Monday, May. 29, 1944

Backfire

For weeks the U.S. has turned up the heat on the giant Swedish ball-bearing trust, SKF, trying to make it stop exports to Germany. Last week the heat backfired. In Philadelphia, where SKF's U.S. subsidiary has three plants, production of bearings--now a No. 1 shortage in the

U.S. -- slumped drastically. The reason: SKF employes, confused by all the niff-naw, thought that the bearings they were making were going to Germany.

Hastily, WPB Vice Chairman Bill Batt, who is also president of the U.S. subsidiary SKF Industries, Inc., flew to Philadelphia. Flanked by Army and Navy offi cials, he stood on a flag-bedecked plat form to assure his 8,000 workers that SKF Industries is an "American company operated by American people." The Treasury and the Alien Property Custodian, which have been quietly probing SKF Industries, chimed in with praise for its "excellent'' war record. But many a question about SKF was still unanswered.

Control to Batt. Of one thing there was little doubt -- President Batt controls SKF Industries completely. In April 1940, when it appeared that the Nazis would in vade Sweden, he began negotiations with SKF (Sweden), which is 99.5% Swedish-owned, and which then owned 74% of SKF Industries and another subsidiary, SKF Steel. At Batt's request, SKF turned over to him its U.S. holdings, in trust, till war's end. Last week Batt brushed off rumors that the real boss of SKF Industries is Count Hugo von Rosen, whose brother is a Swedish quisling. Said Batt: Count von Rosen is only a salesman.

To President Batt's explanations, SKF in Sweden last week added its own: that bearing shipments to Germany ($7,000,000 in 1944) are less than 10% of Germany's needs. The U.S. War Department was not so sure. It lost 60 Flying Fortresses and 600 men bombing Germany's ballbearing center of Schweinfurt, where the chief producer is an SKF subsidiary (TIME, Oct. 5). It suspects that SKF (Sweden) may now be supplying as high as 70% of Germany's needs of some special bearings.

Ace in the Hole. Fortnight ago, Foreign Economics Administrator Leo Crowley sent shrewd Stanton Griffis, executive committee chairman of Paramount Pictures, to Stockholm. He offered SKF up to $30,000,000 to buy for the U.S. all of SKF's output. If this fails, the U.S. will have virtually exhausted its pressure against SKF through its U.S. subsidiaries.

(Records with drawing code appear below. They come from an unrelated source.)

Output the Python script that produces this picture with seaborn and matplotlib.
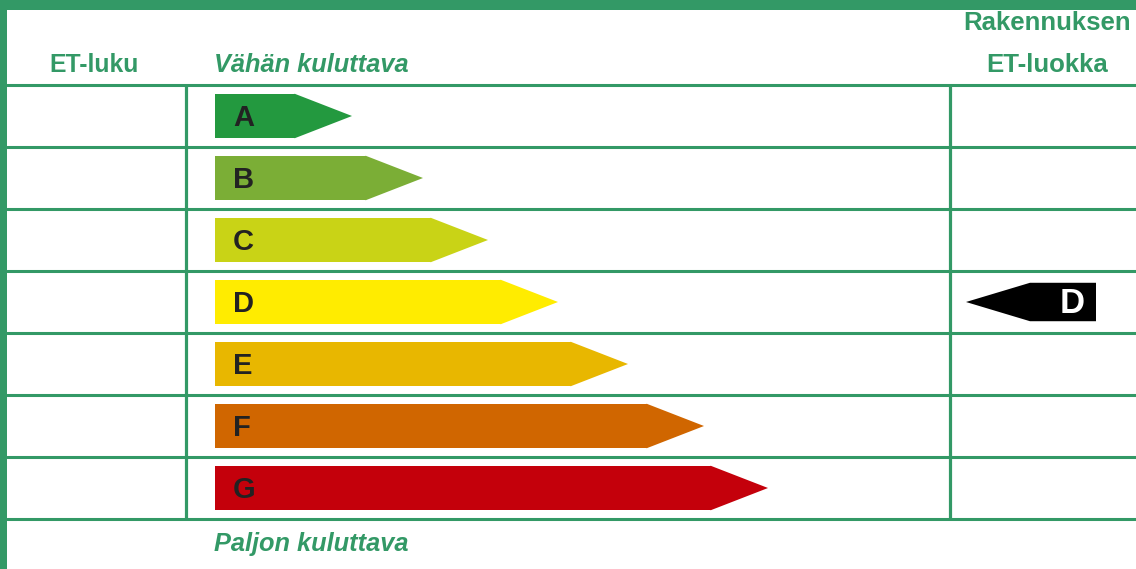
import matplotlib
matplotlib.use("Agg")
import matplotlib.pyplot as plt
import seaborn as sns
import numpy as np

# ---- data ----
classes = ["A", "B", "C", "D", "E", "F", "G"]
arrow_lengths = [137, 208, 273, 343, 413, 489, 553]   # total arrow length (px units)
class_colors = ["#23993f", "#7bae36", "#c9d316", "#ffec00", "#e8b700", "#d06600", "#c4000b"]
rating = "D"
header_left = "ET-luku"
header_top = "Vähän kuluttava"
header_bottom = "Paljon kuluttava"
header_right = ["Rakennuksen", "ET-luokka"]

sns.set_theme(style="white")
plt.rcParams["font.family"] = ["Liberation Sans", "DejaVu Sans"]

GREEN = "#339966"
W, H = 1136, 569
fig = plt.figure(figsize=(W / 100, H / 100), dpi=100)
fig.patch.set_facecolor("white")

# background axes in pixel coordinates
ax0 = fig.add_axes([0, 0, 1, 1])
ax0.set_xlim(0, W)
ax0.set_ylim(H, 0)
ax0.axis("off")
ax0.fill_between([0, W], 0, 10, color=GREEN, lw=0)
ax0.fill_betweenx([0, H], 0, 7, color=GREEN, lw=0)

txt_kw = dict(color=GREEN, fontweight="bold")
ax0.text(94, 65, header_left, ha="center", va="center", fontsize=17.8, **txt_kw)
ax0.text(214, 65, header_top, ha="left", va="center", fontsize=18.3, style="italic", **txt_kw)
ax0.text(214, 544, header_bottom, ha="left", va="center", fontsize=18.3, style="italic", **txt_kw)
ax0.text(1047, 23, header_right[0], ha="center", va="center", fontsize=18.6, **txt_kw)
ax0.text(1047, 65, header_right[1], ha="center", va="center", fontsize=18.6, **txt_kw)

# bar axes: rows between y=85 and y=519 px
ax = fig.add_axes([0, 1 - 519 / H, 1, (519 - 85) / H])
ax.patch.set_alpha(0)
tip = 57
x0 = 215
body = [v - tip for v in arrow_lengths]
sns.barplot(x=body, y=classes, hue=classes, palette=class_colors, orient="h",
            width=0.72, left=x0, saturation=1, linewidth=0, legend=False, ax=ax)
ax.set_xlim(0, W)
ax.set_ylim(6.5, -0.5)
ax.axis("off")

for p in list(ax.patches):
    xr = p.get_x() + p.get_width()
    yb, h = p.get_y(), p.get_height()
    ax.fill([xr - 0.5, xr + tip, xr - 0.5], [yb, yb + h / 2, yb + h],
            color=p.get_facecolor(), lw=0)

for i, c in enumerate(classes):
    ax.text(233, i + 0.03, c, ha="left", va="center", fontsize=21,
            fontweight="bold", color="#222222")

# grid lines
for k in range(8):
    ax.axhline(k - 0.5, xmin=7 / W, xmax=1, color=GREEN, lw=2.2, clip_on=False)
ax.vlines([186, 950], -0.5, 6.5, color=GREEN, lw=2.3, clip_on=False)

# building rating indicator
ri = classes.index(rating)
hh = 0.31
ax.fill([966, 1030, 1096, 1096, 1030], [ri, ri - hh, ri - hh, ri + hh, ri + hh],
        color="black", lw=0)
ax.text(1072, ri + 0.02, rating, ha="center", va="center", fontsize=25,
        fontweight="bold", color="white")

fig.savefig("out.png", dpi=100, facecolor="white")
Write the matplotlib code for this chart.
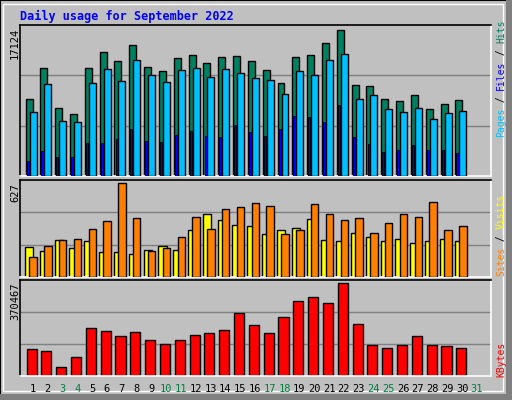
import matplotlib
matplotlib.use("Agg")
import matplotlib.pyplot as plt
import numpy as np
from matplotlib.patches import Rectangle

BG = "#c0c0c0"
GRID = "#808080"
MONO = "DejaVu Sans Mono"

days = list(range(1, 32))
weekend = [3, 4, 10, 11, 17, 18, 24, 25, 31]

hits = [9087, 12699, 8039, 7223, 12699, 14563, 13514, 15378, 12815, 12349,
        13864, 14213, 13281, 13980, 14097, 13514, 12466, 10951, 13980, 14213,
        15611, 17124, 10718, 10602, 9087, 8854, 9553, 7922, 8505, 8971]
files = [7456, 10835, 6408, 6291, 10951, 12582, 11184, 13631, 11883, 11068,
         12466, 12699, 11650, 12582, 12116, 11534, 11301, 9670, 12349, 11883,
         13631, 14330, 9087, 9553, 7806, 7456, 8039, 6641, 7340, 7573]
pages = [1748, 2913, 2214, 2214, 3845, 3845, 4311, 5476, 4078, 3961,
         4777, 5243, 4660, 4544, 5942, 5126, 4660, 5476, 6990, 6874,
         6291, 8388, 4544, 3728, 2796, 3029, 3612, 3029, 3029, 2680]
visits = [131, 208, 247, 256, 324, 376, 627, 396, 172, 192,
          267, 403, 321, 457, 471, 498, 478, 288, 315, 491,
          423, 383, 396, 294, 362, 423, 403, 505, 315, 342]
sites = [199, 172, 247, 192, 240, 165, 165, 152, 179, 206,
         179, 315, 423, 383, 349, 342, 288, 315, 328, 389,
         247, 240, 294, 267, 240, 254, 226, 240, 254, 240]
kbytes = [106808, 98696, 37856, 74360, 191984, 179816, 159536, 175760, 143312, 127088,
          143312, 163592, 171704, 183872, 252824, 204152, 171704, 236600, 301496, 313664,
          293384, 370467, 208208, 123032, 110864, 123032, 159536, 123032, 118976, 110864]

W, H = 512, 400
fig = plt.figure(figsize=(W / 100, H / 100), dpi=100)
fig.patch.set_facecolor(BG)

# bevelled frame
fig.add_artist(Rectangle((0, 0), 1, 1, transform=fig.transFigure, fill=False,
                         edgecolor="black", lw=1.5))
fig.add_artist(Rectangle((1 - 6 / W, 0), 6 / W, 1, transform=fig.transFigure,
                         facecolor=GRID, edgecolor="none"))
fig.add_artist(Rectangle((0, 0), 1, 6 / H, transform=fig.transFigure,
                         facecolor=GRID, edgecolor="none"))
fig.add_artist(Rectangle((3 / W, 9 / H), 1 - 12 / W, 1 - 13 / H, transform=fig.transFigure,
                         fill=False, edgecolor="white", lw=1))

fig.text(20 / W, 1 - 16 / H, "Daily usage for September 2022", color="#0000ff",
         family=MONO, fontsize=8.5, fontweight="bold", va="center", ha="left")


def panel(top, bottom, ymax, label):
    ax = fig.add_axes([20 / W, 1 - bottom / H, 471 / W, (bottom - top) / H])
    ax.set_facecolor(BG)
    top_v = ymax * 1.035
    ax.set_ylim(0, top_v)
    ax.set_xlim(0.12, 31.9)
    for g in (top_v / 3, 2 * top_v / 3):
        ax.axhline(g, color=GRID, lw=1, zorder=0)
    ax.set_xticks([])
    ax.set_yticks([])
    ax.spines["left"].set_color("black")
    ax.spines["top"].set_color("black")
    ax.spines["right"].set_color("white")
    ax.spines["bottom"].set_color("white")
    for s in ax.spines.values():
        s.set_linewidth(1.2)
    fig.text(20 / W, 1 - (top + 3) / H, label, rotation=90,
             ha="right", va="top", family=MONO, fontsize=7.5)
    return ax


x = np.array(days[:30])

ax1 = panel(25, 176, max(hits), "17124")
ax1.bar(x - 0.27, hits, width=0.47, color="#008060", edgecolor="black", lw=1, zorder=2)
ax1.bar(x, files, width=0.47, color="#00c0ff", edgecolor="black", lw=1, zorder=3)
ax1.bar(x - 0.36, pages, width=0.14, color="#0000ff", edgecolor="black", lw=0.6, zorder=4)

ax2 = panel(180, 277, max(visits), "627")
ax2.bar(x - 0.27, sites, width=0.55, color="#ffff00", edgecolor="black", lw=1, zorder=2)
ax2.bar(x, visits, width=0.5, color="#ff8000", edgecolor="black", lw=1, zorder=3)

ax3 = panel(280, 376, max(kbytes), "370467")
ax3.bar(x - 0.1, kbytes, width=0.68, color="#ff0000", edgecolor="black", lw=1, zorder=2)

# day labels
for d in days:
    px = 33 + (d - 1) * 14.8
    fig.text(px / W, 1 - 389 / H, str(d), ha="center", va="center", family=MONO,
             fontsize=7.5, color="#008040" if d in weekend else "black")

# rotated multi-coloured side labels, stacked bottom to top
fig.canvas.draw()
renderer = fig.canvas.get_renderer()


def side_label(y_bottom, pieces):
    y = 1 - y_bottom / H
    for txt, col in pieces:
        t = fig.text(501 / W, y, txt, rotation=90, ha="center", va="bottom",
                     family=MONO, fontsize=7, color=col)
        bb = t.get_window_extent(renderer)
        y += bb.height / H


side_label(137, [("Pages", "#00c0ff"), (" / ", "black"), ("Files", "#0000ff"),
                 (" / ", "black"), ("Hits", "#008060")])
side_label(276, [("Sites", "#ff8000"), (" / ", "black"), ("Visits", "#ffff00")])
side_label(377, [("KBytes", "#ff0000")])

fig.savefig("out.png", dpi=100, facecolor=BG)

The Treasury has revoked permission for SKF Industries to send dividends to Sweden. But SKF can get along without them very well, as it now has upwards of $50,000,000 of cash on hand. Washington buzzed with talk that the U.S. will chop off the exports of SKF Industries to Latin America, which have been used to retain SKF's markets there. But these amount to a measly .2% of the production of SKF industries.

The U.S. still has an ace in the hole. It can blacklist all U.S. companies with Swedish affiliations, which have some $125,000,000-worth of assets in this country. This would permit the U.S. to cut off transfer of dividends and earnings to Sweden. At week's end, Leo Crowley's FEA was cautiously studying such a move. But the State Department gave the screw a turn. It added 38 more Swedish firms in neutral nations to its blacklist.